===== INFORMATION PROVIDED =====

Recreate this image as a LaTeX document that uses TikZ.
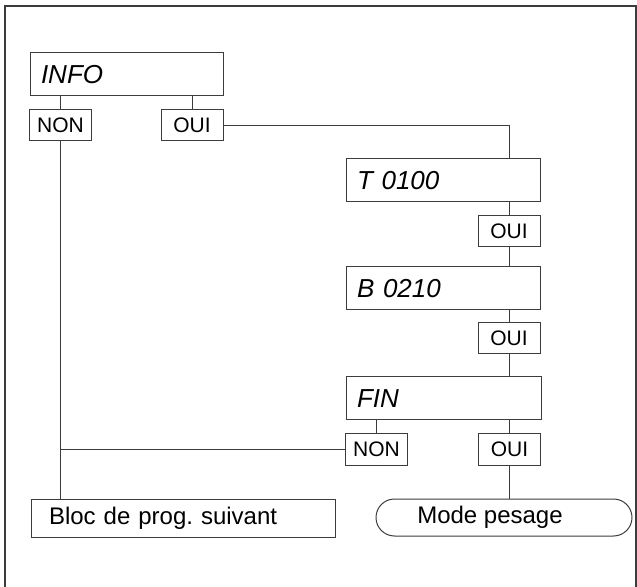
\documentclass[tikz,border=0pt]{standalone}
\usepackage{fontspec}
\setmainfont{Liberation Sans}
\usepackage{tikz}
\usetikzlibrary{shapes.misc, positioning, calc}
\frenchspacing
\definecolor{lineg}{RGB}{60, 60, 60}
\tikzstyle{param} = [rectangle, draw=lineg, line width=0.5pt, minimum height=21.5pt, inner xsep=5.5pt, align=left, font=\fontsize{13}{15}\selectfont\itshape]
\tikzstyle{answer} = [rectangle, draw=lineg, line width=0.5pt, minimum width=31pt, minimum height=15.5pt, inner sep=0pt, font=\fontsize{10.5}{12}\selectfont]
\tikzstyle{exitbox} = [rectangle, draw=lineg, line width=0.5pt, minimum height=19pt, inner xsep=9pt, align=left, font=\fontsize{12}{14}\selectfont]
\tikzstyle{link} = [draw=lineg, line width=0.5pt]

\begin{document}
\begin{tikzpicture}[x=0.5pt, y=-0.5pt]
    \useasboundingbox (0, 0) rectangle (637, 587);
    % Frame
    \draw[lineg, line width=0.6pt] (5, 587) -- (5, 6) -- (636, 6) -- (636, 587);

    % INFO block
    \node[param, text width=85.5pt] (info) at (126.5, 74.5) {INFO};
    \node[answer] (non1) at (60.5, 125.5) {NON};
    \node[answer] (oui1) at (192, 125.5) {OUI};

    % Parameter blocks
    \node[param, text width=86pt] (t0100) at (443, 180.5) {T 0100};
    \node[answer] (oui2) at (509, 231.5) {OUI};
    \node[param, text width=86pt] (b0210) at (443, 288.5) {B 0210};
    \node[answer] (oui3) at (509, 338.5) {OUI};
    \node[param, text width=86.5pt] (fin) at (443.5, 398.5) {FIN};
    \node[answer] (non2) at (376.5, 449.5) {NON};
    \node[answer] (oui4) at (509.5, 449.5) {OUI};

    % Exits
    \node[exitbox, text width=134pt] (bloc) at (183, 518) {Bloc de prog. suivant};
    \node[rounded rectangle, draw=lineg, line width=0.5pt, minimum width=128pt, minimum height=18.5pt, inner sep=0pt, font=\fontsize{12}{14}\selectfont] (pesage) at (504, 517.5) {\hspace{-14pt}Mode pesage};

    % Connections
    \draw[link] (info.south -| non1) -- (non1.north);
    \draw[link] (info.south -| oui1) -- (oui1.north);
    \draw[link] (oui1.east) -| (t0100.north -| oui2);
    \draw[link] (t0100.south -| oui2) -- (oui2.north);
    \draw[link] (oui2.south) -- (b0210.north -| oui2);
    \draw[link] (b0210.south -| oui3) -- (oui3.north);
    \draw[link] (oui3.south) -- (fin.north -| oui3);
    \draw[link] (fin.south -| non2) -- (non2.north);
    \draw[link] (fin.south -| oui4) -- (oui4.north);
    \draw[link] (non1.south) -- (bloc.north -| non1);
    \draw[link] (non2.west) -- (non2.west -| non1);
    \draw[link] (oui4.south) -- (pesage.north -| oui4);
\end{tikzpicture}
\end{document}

=====

_WORK INSTRUCTIONS:_
Restate the full listing verbatim and drop every picture.

_TASK RESULT:_
Recreate this image as a LaTeX document that uses TikZ.
\documentclass[tikz,border=0pt]{standalone}
\usepackage{fontspec}
\setmainfont{Liberation Sans}
\usepackage{tikz}
\usetikzlibrary{shapes.misc, positioning, calc}
\frenchspacing
\definecolor{lineg}{RGB}{60, 60, 60}
\tikzstyle{param} = [rectangle, draw=lineg, line width=0.5pt, minimum height=21.5pt, inner xsep=5.5pt, align=left, font=\fontsize{13}{15}\selectfont\itshape]
\tikzstyle{answer} = [rectangle, draw=lineg, line width=0.5pt, minimum width=31pt, minimum height=15.5pt, inner sep=0pt, font=\fontsize{10.5}{12}\selectfont]
\tikzstyle{exitbox} = [rectangle, draw=lineg, line width=0.5pt, minimum height=19pt, inner xsep=9pt, align=left, font=\fontsize{12}{14}\selectfont]
\tikzstyle{link} = [draw=lineg, line width=0.5pt]

\begin{document}
\begin{tikzpicture}[x=0.5pt, y=-0.5pt]
    \useasboundingbox (0, 0) rectangle (637, 587);
    % Frame
    \draw[lineg, line width=0.6pt] (5, 587) -- (5, 6) -- (636, 6) -- (636, 587);

    % INFO block
    \node[param, text width=85.5pt] (info) at (126.5, 74.5) {INFO};
    \node[answer] (non1) at (60.5, 125.5) {NON};
    \node[answer] (oui1) at (192, 125.5) {OUI};

    % Parameter blocks
    \node[param, text width=86pt] (t0100) at (443, 180.5) {T 0100};
    \node[answer] (oui2) at (509, 231.5) {OUI};
    \node[param, text width=86pt] (b0210) at (443, 288.5) {B 0210};
    \node[answer] (oui3) at (509, 338.5) {OUI};
    \node[param, text width=86.5pt] (fin) at (443.5, 398.5) {FIN};
    \node[answer] (non2) at (376.5, 449.5) {NON};
    \node[answer] (oui4) at (509.5, 449.5) {OUI};

    % Exits
    \node[exitbox, text width=134pt] (bloc) at (183, 518) {Bloc de prog. suivant};
    \node[rounded rectangle, draw=lineg, line width=0.5pt, minimum width=128pt, minimum height=18.5pt, inner sep=0pt, font=\fontsize{12}{14}\selectfont] (pesage) at (504, 517.5) {\hspace{-14pt}Mode pesage};

    % Connections
    \draw[link] (info.south -| non1) -- (non1.north);
    \draw[link] (info.south -| oui1) -- (oui1.north);
    \draw[link] (oui1.east) -| (t0100.north -| oui2);
    \draw[link] (t0100.south -| oui2) -- (oui2.north);
    \draw[link] (oui2.south) -- (b0210.north -| oui2);
    \draw[link] (b0210.south -| oui3) -- (oui3.north);
    \draw[link] (oui3.south) -- (fin.north -| oui3);
    \draw[link] (fin.south -| non2) -- (non2.north);
    \draw[link] (fin.south -| oui4) -- (oui4.north);
    \draw[link] (non1.south) -- (bloc.north -| non1);
    \draw[link] (non2.west) -- (non2.west -| non1);
    \draw[link] (oui4.south) -- (pesage.north -| oui4);
\end{tikzpicture}
\end{document}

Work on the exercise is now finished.